When you tire of working on your tan there are more arduous activities to enjoy on Phu Quoc Island. Phu Quoc abounds in wildlife, some of it unknown to science. In 2009 a new species of dragonfly was discovered on the island, and that is only the start.
Much of the island is national park, and red dirt roads are the only way to get around. If you want to get out and about exploring the rainforest and endless beaches, hire a motorbike (only $US5-12 a day, and you don”t even need a license to ride). If you want to explore the oceans, try scuba diving, snorkeling, kayaking or squid fishing.
Scuba divers can attest to the spiritual highs which result from cruising the ocean”s silent depths. With its hard and soft coral reefs, calm and clear warm waters, and swarms of tropical fish, Phu Quoc offers superb scuba diving. Many of these underwater gardens have never been dived before, as scuba diving only arrived on the island recently, in the year 2002 to be precise. The pioneer of Phu Quoc was Jeremy Stein, an English PADI course director still regarded as the authority of diving on the island. Jeremy and his crew at Rainbow Divers offer the only 5-star PADI diving on Phu Quoc, and their office is at 11 Tran Hung Dao St, Duong Dong.

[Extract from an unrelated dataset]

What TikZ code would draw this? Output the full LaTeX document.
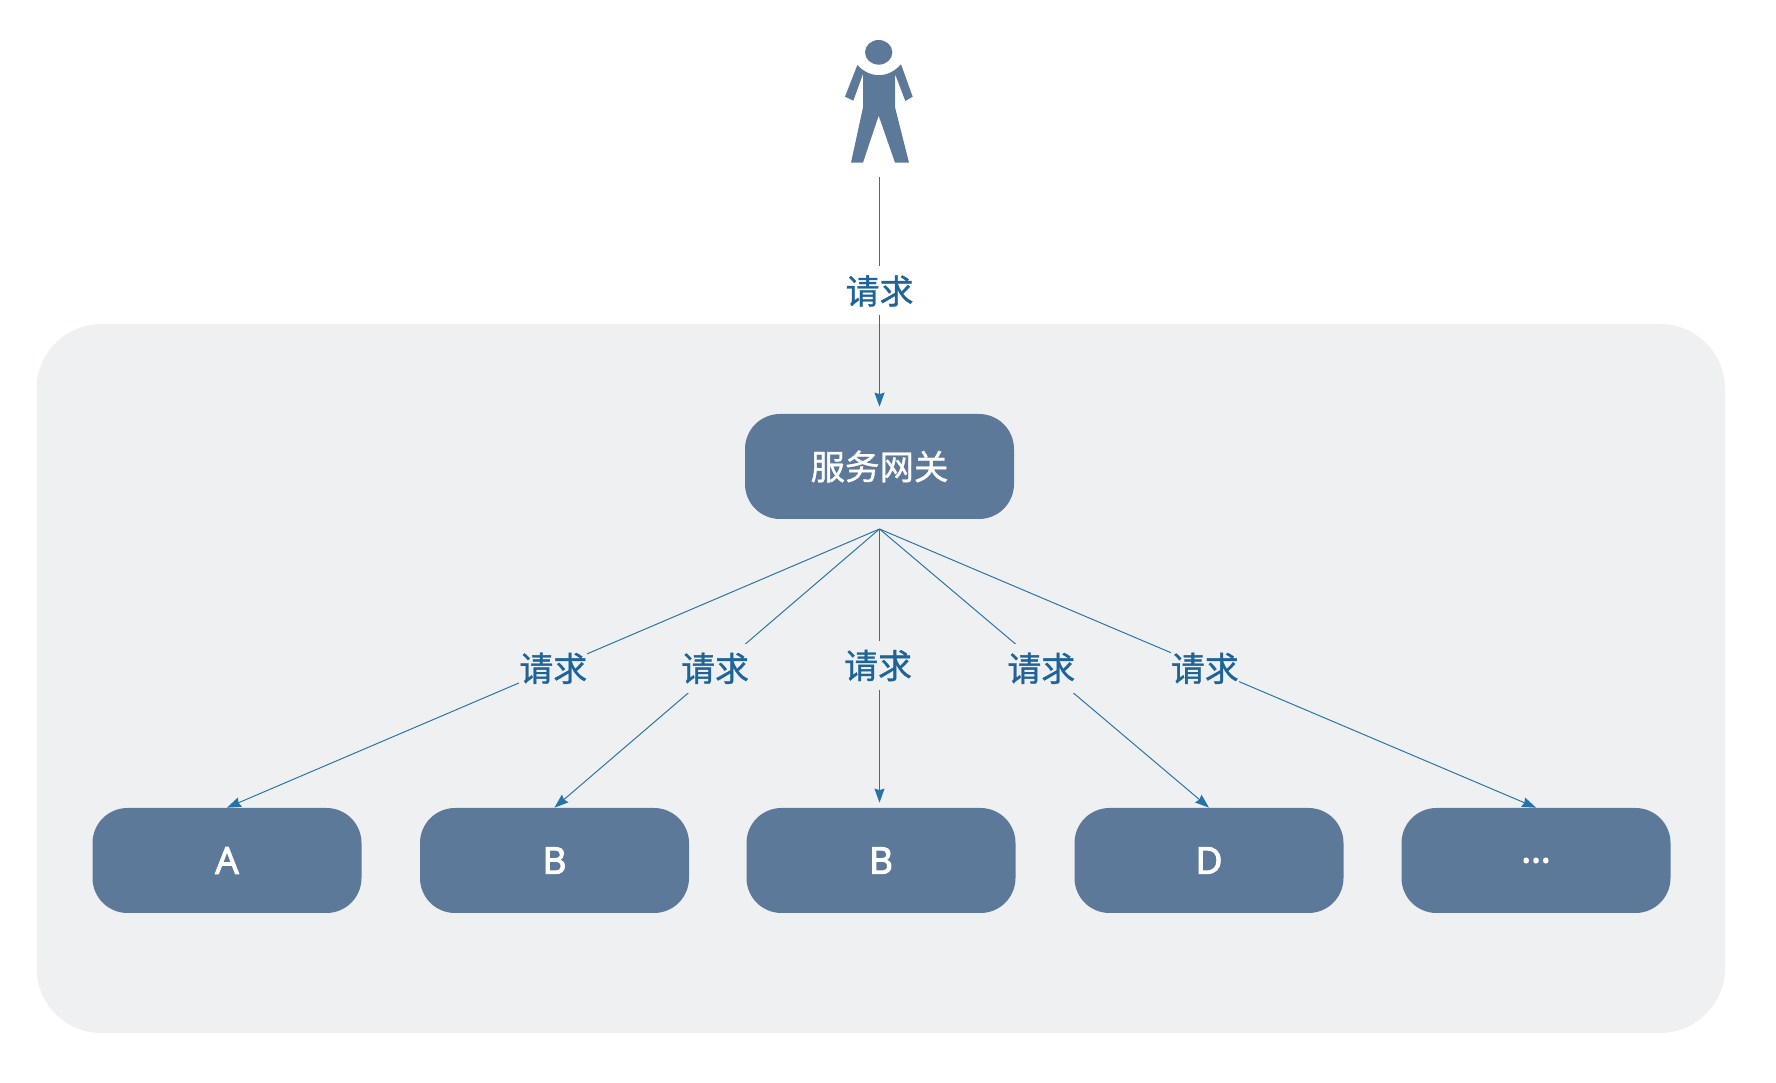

Rainbow Divers claim to make a big effort to be eco-friendly on their excursions, and restrict diver numbers. Rates range from US$100 for a full day”s outing with three dives (each 45-60 minutes), to US$40 for a night dive off the beach. If you don”t have certification to scuba dive try out a beginner”s “try dive” in a swimming pool or on a shallow beach. For certified scuba divers Phu Quoc is a great place to learn new skills. If you want to become a divemaster the course takes between 1-3 months and costs US$1500.
Squid fishing is one of the big industries on Phu Quoc, and tourists are welcome to try their hand at catching some of these strange animals. Since squid are best caught at night, fishermen head out after dark in their quest. If you want to join them, ask at the desk of your hotel, or contact Phu Quoc Sunny. Lights are dropped in the water to attract the squid, like moths to a flame. An Australian female food blogger who participated in the hunt, Foraging Otaku, wrote: “Squid fishing intrigues me even more as the squid is such a curiously alien-like nocturnal creature with its flashing camouflage skin and suckered tentacles. Needless to say I was as excited as a giddy child going to the Easter Show when I got on the boat and couldn”t wait to start fishing for the critters.”